Though ECO has moved to educate the University on a widespread scale–including tabling at each of the dining halls during dinner on Wednesday–it remains unclear how strong student support is for going organic.

Segall estimated between 100 to 150 supportive responses to the organic meal at the B-J dining hall alone. But administrators, who must determine the actual market for organic produce, said it was too early to draw conclusions.

“We’re still trying to figure it out,” said Sherry Gutman, associate dean of students for housing and dining.

Adam Bronson, a second-year in the College, expressed ambivalence toward the bowl of organic stir-fry he had just finished, his first organic meal.

“I support the whole idea of not using pesticides, though it isn’t that big of a deal to me,” he said. “If there was the option, I would eat organic occasionally.”

Gutman explained that the difficulty of bringing organic food to campus rests in the fact that it is still largely a novelty.

“When kiwis first came to the market they were a dollar each because they came from far away,” she said. “Now they’re 10 for a dollar. That’s the situation with organic products–they’re gaining steam but still not mainstream. Right now they’re just more [expensive].”

Like Gutman, champions of organic produce see the acquisition of organic foods on campus as a gradual process.

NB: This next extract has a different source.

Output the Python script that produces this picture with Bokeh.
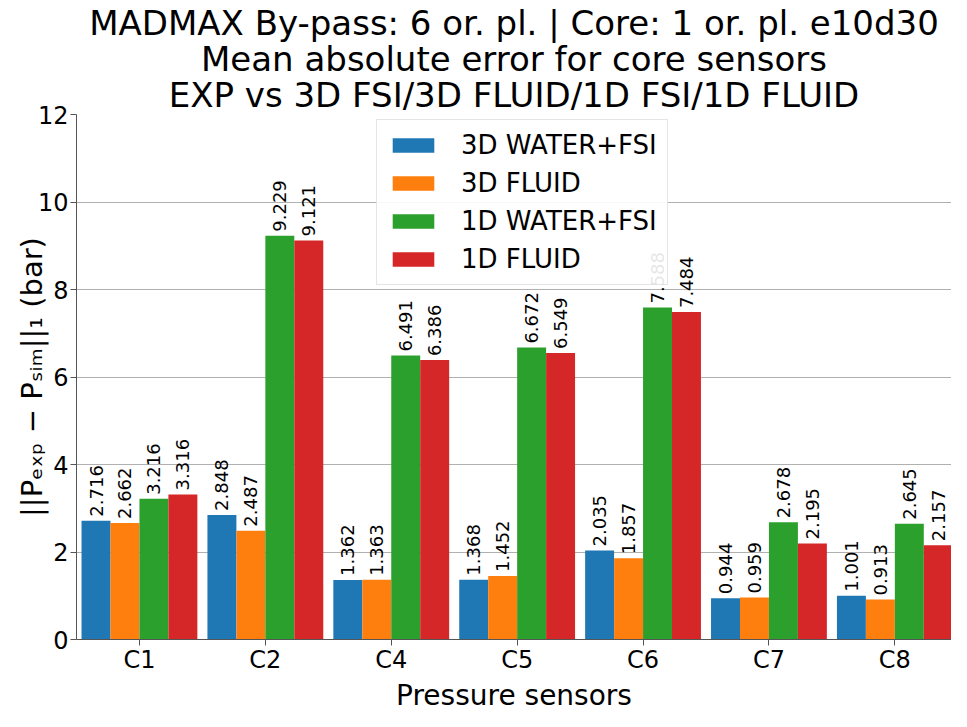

To Wade Murphy, a fourth-year in the College and member of ECO, the campaign to bring organic options to campus comes in the context of events on both the national and citywide level: it follows the FDA’s move to label organic products officially, and also the increased attention the city has given to the environment, including the planting of shrubbery on the roof of city hall.

“Our campaign just sort of happened organically,” she said. “Our philosophy is that what’s good for the environment is good for the people.”